Testing the Effectiveness of HRM Practices Among Expatriate Humanitarian Aid Workers

Wednesday, July 16, 2014: 4:30 PM
Room: 414
Distributed Paper
Miranda VISSER , Sociology, University of Groningen, Groningen, Netherlands
Liesbet HEYSE , University of Groningen, Netherlands
Melinda MILLS , University of Groningen, Netherlands
Vincenzo BOLLETTINO , Harvard
Abstract: Staff turnover has become a major concern for humanitarian organizations. On the one hand this can be seen as something humanitarian organizations have to live with, but on the other hand it has also been blamed for reducing effectiveness and efficiency due to discontinuity in staffing and loss of institutional memory. The general public pressured for greater efficiency and accountability. Professionalization, and especially adopting for-profit management practices, for example regarding human resource management (HRM) was deemed to be key to achieve enhanced efficiency and accountability.

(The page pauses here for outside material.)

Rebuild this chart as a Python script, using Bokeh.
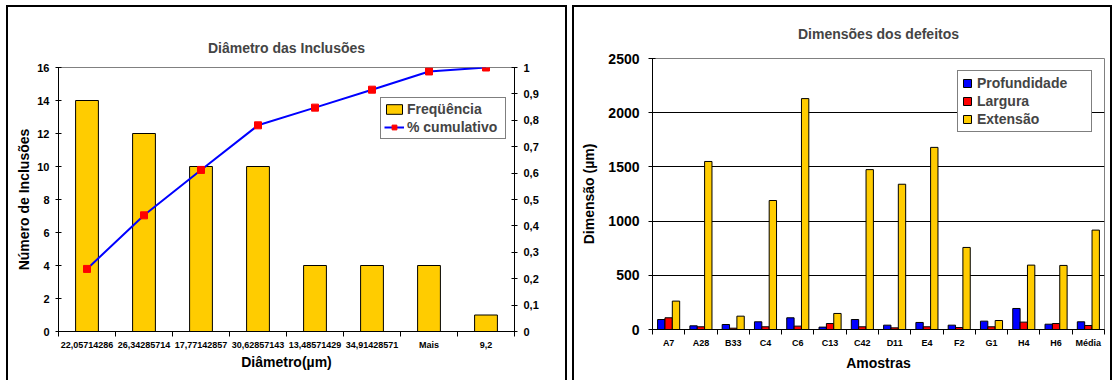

In short, no sector is this dependent on the employees and their loyalty and at the same time is experiencing a very high risk of turnover. Therefore, this is the perfect setting to study the effectiveness of HRM practices. Yet, while much discussed, in-depth research on the consequences of human resources practices on attitudinal outcomes of employees, like trust in management, job satisfaction and leaving intentions in this sector has so far not been conducted. So far, most studies have been conducted in the for-profit sector and to a lesser extent in the public sector. While it is assumed that HRM practices should also be effective in humanitarian organizations empirical data was lacking in order to actually test this. To the knowledge of these authors, this is the first empirical attempt to study these issues among a sample of humanitarian workers (N=140) working for one of the largest agencies in the field: MSF. Preliminary results show that HRM practices are positively influencing individual attitudinal outcomes (job satisfaction and turnover intentions) and that trust in management is an important factor mediating this relation. HRM practices are conducive to building trust in management, which in turn is positively related to job satisfaction and intention to remain with the organization.